▼▼▼

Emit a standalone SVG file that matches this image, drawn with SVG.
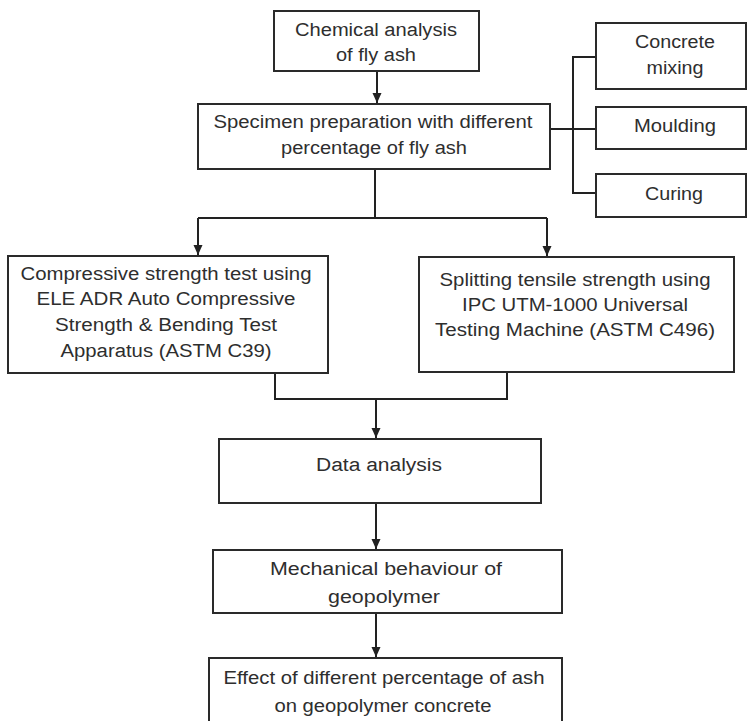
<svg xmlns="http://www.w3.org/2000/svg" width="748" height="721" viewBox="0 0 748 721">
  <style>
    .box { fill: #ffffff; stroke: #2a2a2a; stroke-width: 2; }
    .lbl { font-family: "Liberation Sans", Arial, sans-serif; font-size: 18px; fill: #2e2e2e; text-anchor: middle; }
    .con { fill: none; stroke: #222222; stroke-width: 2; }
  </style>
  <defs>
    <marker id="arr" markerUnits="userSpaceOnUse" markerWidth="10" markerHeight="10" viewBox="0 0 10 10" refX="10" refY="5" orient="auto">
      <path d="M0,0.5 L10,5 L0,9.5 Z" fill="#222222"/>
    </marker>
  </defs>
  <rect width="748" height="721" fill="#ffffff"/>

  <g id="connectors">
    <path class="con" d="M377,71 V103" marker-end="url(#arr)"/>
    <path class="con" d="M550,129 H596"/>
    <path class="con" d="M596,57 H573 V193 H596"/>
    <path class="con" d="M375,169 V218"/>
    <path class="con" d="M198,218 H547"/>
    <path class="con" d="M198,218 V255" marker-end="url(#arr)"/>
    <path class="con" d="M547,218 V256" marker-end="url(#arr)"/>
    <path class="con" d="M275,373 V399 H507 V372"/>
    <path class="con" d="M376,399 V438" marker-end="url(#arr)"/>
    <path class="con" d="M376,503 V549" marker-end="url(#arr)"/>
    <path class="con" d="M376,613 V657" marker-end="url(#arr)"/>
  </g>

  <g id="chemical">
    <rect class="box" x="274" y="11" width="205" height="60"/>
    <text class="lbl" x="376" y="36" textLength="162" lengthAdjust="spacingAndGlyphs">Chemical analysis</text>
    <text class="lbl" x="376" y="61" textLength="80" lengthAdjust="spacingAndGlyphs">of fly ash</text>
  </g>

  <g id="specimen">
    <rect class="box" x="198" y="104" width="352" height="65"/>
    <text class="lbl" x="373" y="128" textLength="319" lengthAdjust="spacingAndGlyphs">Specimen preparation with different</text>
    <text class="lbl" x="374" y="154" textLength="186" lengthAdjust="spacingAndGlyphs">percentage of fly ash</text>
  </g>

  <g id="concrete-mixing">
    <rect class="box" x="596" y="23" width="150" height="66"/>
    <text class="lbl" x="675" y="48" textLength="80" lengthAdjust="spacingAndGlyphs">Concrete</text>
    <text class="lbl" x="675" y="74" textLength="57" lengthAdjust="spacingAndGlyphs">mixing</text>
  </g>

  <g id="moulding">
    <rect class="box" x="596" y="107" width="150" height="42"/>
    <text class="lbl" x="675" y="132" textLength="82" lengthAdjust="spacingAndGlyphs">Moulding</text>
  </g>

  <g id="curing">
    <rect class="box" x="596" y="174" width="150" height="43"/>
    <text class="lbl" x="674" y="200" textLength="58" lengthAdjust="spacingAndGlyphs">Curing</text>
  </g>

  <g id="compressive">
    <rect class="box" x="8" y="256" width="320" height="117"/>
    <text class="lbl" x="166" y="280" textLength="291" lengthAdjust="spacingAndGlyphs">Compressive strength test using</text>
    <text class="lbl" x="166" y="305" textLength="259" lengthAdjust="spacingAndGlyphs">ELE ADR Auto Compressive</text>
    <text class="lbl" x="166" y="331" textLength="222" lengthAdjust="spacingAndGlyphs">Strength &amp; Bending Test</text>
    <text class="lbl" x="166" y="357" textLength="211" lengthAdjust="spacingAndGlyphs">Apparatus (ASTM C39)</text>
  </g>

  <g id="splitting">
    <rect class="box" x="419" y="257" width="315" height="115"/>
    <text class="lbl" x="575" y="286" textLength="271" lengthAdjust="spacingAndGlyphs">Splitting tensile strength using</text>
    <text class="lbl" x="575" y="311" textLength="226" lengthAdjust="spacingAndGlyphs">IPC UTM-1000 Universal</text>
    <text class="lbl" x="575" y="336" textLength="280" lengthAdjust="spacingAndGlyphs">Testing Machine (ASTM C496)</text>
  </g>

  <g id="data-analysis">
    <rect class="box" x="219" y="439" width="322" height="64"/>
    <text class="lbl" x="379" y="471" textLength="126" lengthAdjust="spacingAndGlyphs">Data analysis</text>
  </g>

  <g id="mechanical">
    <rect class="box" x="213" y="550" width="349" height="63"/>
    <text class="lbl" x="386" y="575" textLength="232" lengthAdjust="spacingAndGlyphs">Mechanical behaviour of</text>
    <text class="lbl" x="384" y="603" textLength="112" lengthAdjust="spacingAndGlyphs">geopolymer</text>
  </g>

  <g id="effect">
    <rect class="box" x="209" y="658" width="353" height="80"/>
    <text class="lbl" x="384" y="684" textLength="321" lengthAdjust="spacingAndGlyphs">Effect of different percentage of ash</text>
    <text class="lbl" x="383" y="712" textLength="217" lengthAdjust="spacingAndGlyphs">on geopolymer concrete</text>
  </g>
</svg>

▲▲▲

What the task asks:
Transcribe the whole listing exactly. Pictures are excluded.

Output below:
Emit a standalone SVG file that matches this image, drawn with SVG.
<svg xmlns="http://www.w3.org/2000/svg" width="748" height="721" viewBox="0 0 748 721">
  <style>
    .box { fill: #ffffff; stroke: #2a2a2a; stroke-width: 2; }
    .lbl { font-family: "Liberation Sans", Arial, sans-serif; font-size: 18px; fill: #2e2e2e; text-anchor: middle; }
    .con { fill: none; stroke: #222222; stroke-width: 2; }
  </style>
  <defs>
    <marker id="arr" markerUnits="userSpaceOnUse" markerWidth="10" markerHeight="10" viewBox="0 0 10 10" refX="10" refY="5" orient="auto">
      <path d="M0,0.5 L10,5 L0,9.5 Z" fill="#222222"/>
    </marker>
  </defs>
  <rect width="748" height="721" fill="#ffffff"/>

  <g id="connectors">
    <path class="con" d="M377,71 V103" marker-end="url(#arr)"/>
    <path class="con" d="M550,129 H596"/>
    <path class="con" d="M596,57 H573 V193 H596"/>
    <path class="con" d="M375,169 V218"/>
    <path class="con" d="M198,218 H547"/>
    <path class="con" d="M198,218 V255" marker-end="url(#arr)"/>
    <path class="con" d="M547,218 V256" marker-end="url(#arr)"/>
    <path class="con" d="M275,373 V399 H507 V372"/>
    <path class="con" d="M376,399 V438" marker-end="url(#arr)"/>
    <path class="con" d="M376,503 V549" marker-end="url(#arr)"/>
    <path class="con" d="M376,613 V657" marker-end="url(#arr)"/>
  </g>

  <g id="chemical">
    <rect class="box" x="274" y="11" width="205" height="60"/>
    <text class="lbl" x="376" y="36" textLength="162" lengthAdjust="spacingAndGlyphs">Chemical analysis</text>
    <text class="lbl" x="376" y="61" textLength="80" lengthAdjust="spacingAndGlyphs">of fly ash</text>
  </g>

  <g id="specimen">
    <rect class="box" x="198" y="104" width="352" height="65"/>
    <text class="lbl" x="373" y="128" textLength="319" lengthAdjust="spacingAndGlyphs">Specimen preparation with different</text>
    <text class="lbl" x="374" y="154" textLength="186" lengthAdjust="spacingAndGlyphs">percentage of fly ash</text>
  </g>

  <g id="concrete-mixing">
    <rect class="box" x="596" y="23" width="150" height="66"/>
    <text class="lbl" x="675" y="48" textLength="80" lengthAdjust="spacingAndGlyphs">Concrete</text>
    <text class="lbl" x="675" y="74" textLength="57" lengthAdjust="spacingAndGlyphs">mixing</text>
  </g>

  <g id="moulding">
    <rect class="box" x="596" y="107" width="150" height="42"/>
    <text class="lbl" x="675" y="132" textLength="82" lengthAdjust="spacingAndGlyphs">Moulding</text>
  </g>

  <g id="curing">
    <rect class="box" x="596" y="174" width="150" height="43"/>
    <text class="lbl" x="674" y="200" textLength="58" lengthAdjust="spacingAndGlyphs">Curing</text>
  </g>

  <g id="compressive">
    <rect class="box" x="8" y="256" width="320" height="117"/>
    <text class="lbl" x="166" y="280" textLength="291" lengthAdjust="spacingAndGlyphs">Compressive strength test using</text>
    <text class="lbl" x="166" y="305" textLength="259" lengthAdjust="spacingAndGlyphs">ELE ADR Auto Compressive</text>
    <text class="lbl" x="166" y="331" textLength="222" lengthAdjust="spacingAndGlyphs">Strength &amp; Bending Test</text>
    <text class="lbl" x="166" y="357" textLength="211" lengthAdjust="spacingAndGlyphs">Apparatus (ASTM C39)</text>
  </g>

  <g id="splitting">
    <rect class="box" x="419" y="257" width="315" height="115"/>
    <text class="lbl" x="575" y="286" textLength="271" lengthAdjust="spacingAndGlyphs">Splitting tensile strength using</text>
    <text class="lbl" x="575" y="311" textLength="226" lengthAdjust="spacingAndGlyphs">IPC UTM-1000 Universal</text>
    <text class="lbl" x="575" y="336" textLength="280" lengthAdjust="spacingAndGlyphs">Testing Machine (ASTM C496)</text>
  </g>

  <g id="data-analysis">
    <rect class="box" x="219" y="439" width="322" height="64"/>
    <text class="lbl" x="379" y="471" textLength="126" lengthAdjust="spacingAndGlyphs">Data analysis</text>
  </g>

  <g id="mechanical">
    <rect class="box" x="213" y="550" width="349" height="63"/>
    <text class="lbl" x="386" y="575" textLength="232" lengthAdjust="spacingAndGlyphs">Mechanical behaviour of</text>
    <text class="lbl" x="384" y="603" textLength="112" lengthAdjust="spacingAndGlyphs">geopolymer</text>
  </g>

  <g id="effect">
    <rect class="box" x="209" y="658" width="353" height="80"/>
    <text class="lbl" x="384" y="684" textLength="321" lengthAdjust="spacingAndGlyphs">Effect of different percentage of ash</text>
    <text class="lbl" x="383" y="712" textLength="217" lengthAdjust="spacingAndGlyphs">on geopolymer concrete</text>
  </g>
</svg>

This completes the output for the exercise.